Communist Party of India (Marxist) [CPI(M)] State secretary M.V. Govindan said the civil unrest in Manipur exposed the Janus-faced nature of the Bharatiya Janata Party’s (BJP) approach to Christians, other minorities, and tribes in the country.
Mr. Govindan said the BJP courted Christians in Kerala with an eye on their votes. At the same time, Sangh Parivar cadres wantonly killed Christians in Manipur, vandalised churches, and torched their homes.
In Kerala, Mr. Govindan said, BJP leaders went around glad-handing Church leaders. Nevertheless, Sangh Parivar’s ‘pogrom’ against Christians in Manipur proved that the BJP’s made-for-television minority outreach in Kerala could not camouflage the party’s ‘fascist spots’.
The civil unrest in Manipur has exposed BJP’s run-with-the-hare and hunt-with-the-hounds approach towards Christians. It has revealed Sangh Parivar’s true ‘fascist nature’.
The Sangh Parivar’s attempt to drive a wedge between communities for votes and the BJP-led State government’s thoughtless decision to implement a reservation policy skewed towards a particular community provoked the riots. He said the Manipur civil unrest death toll was mounting, and the situation remained out of control.
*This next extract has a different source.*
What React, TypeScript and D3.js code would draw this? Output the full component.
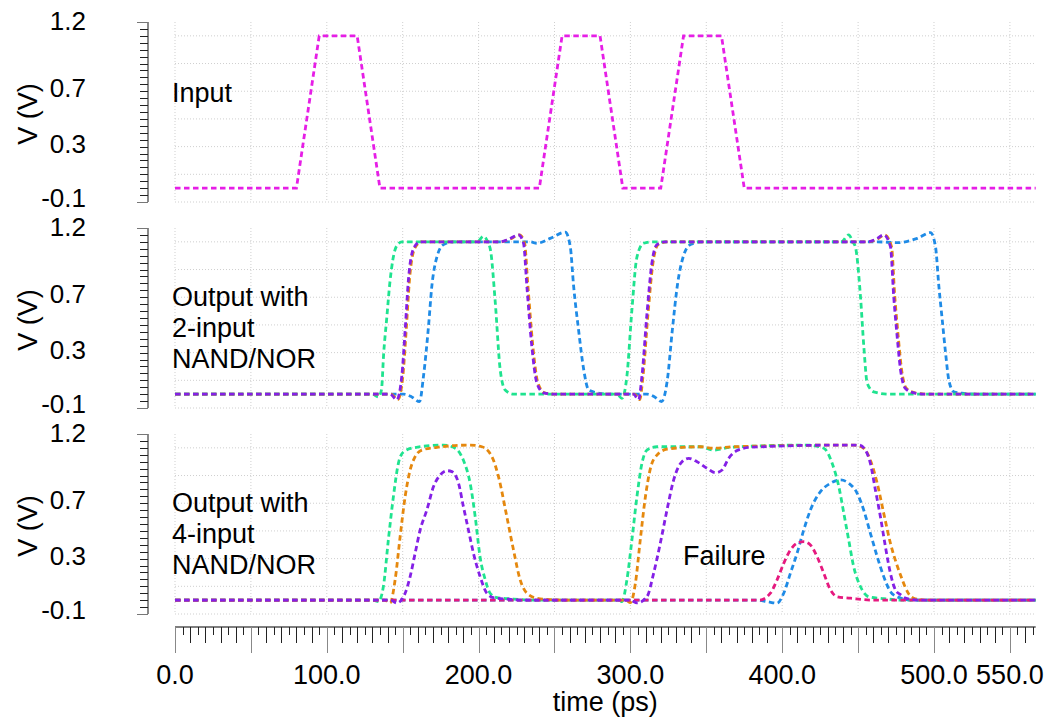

Mr. Govindan said the CPI(M) would oppose the BJP’s bid to erase Mughal history, Mahatma Gandhi’s assassination at the hands of a Hindu nationalist, and Jawaharlal Nehru’s secular statesmanship from the school curriculum.
Instead, the BJP sought to glorify in school textbooks Hindu nationalist ideologue V. D. Savarkar, who turned British collaborator and hard-line apologist for feudal princely States during India’s Independence struggle.
He said the BJP aspired to obliterate Darwin’s theory of evolution, the cornerstone of scientific temper and secular-rationalist thought, from the school syllabus.
The CPI(M) has backed the government’s decision to reject NCERT’s altered school textbooks that ‘distort history and dismiss science.’ He said the CPI(M) would muster students, teachers and opinion leaders to resist the Sangh Parivar’s attempt to saffronise the school syllabus.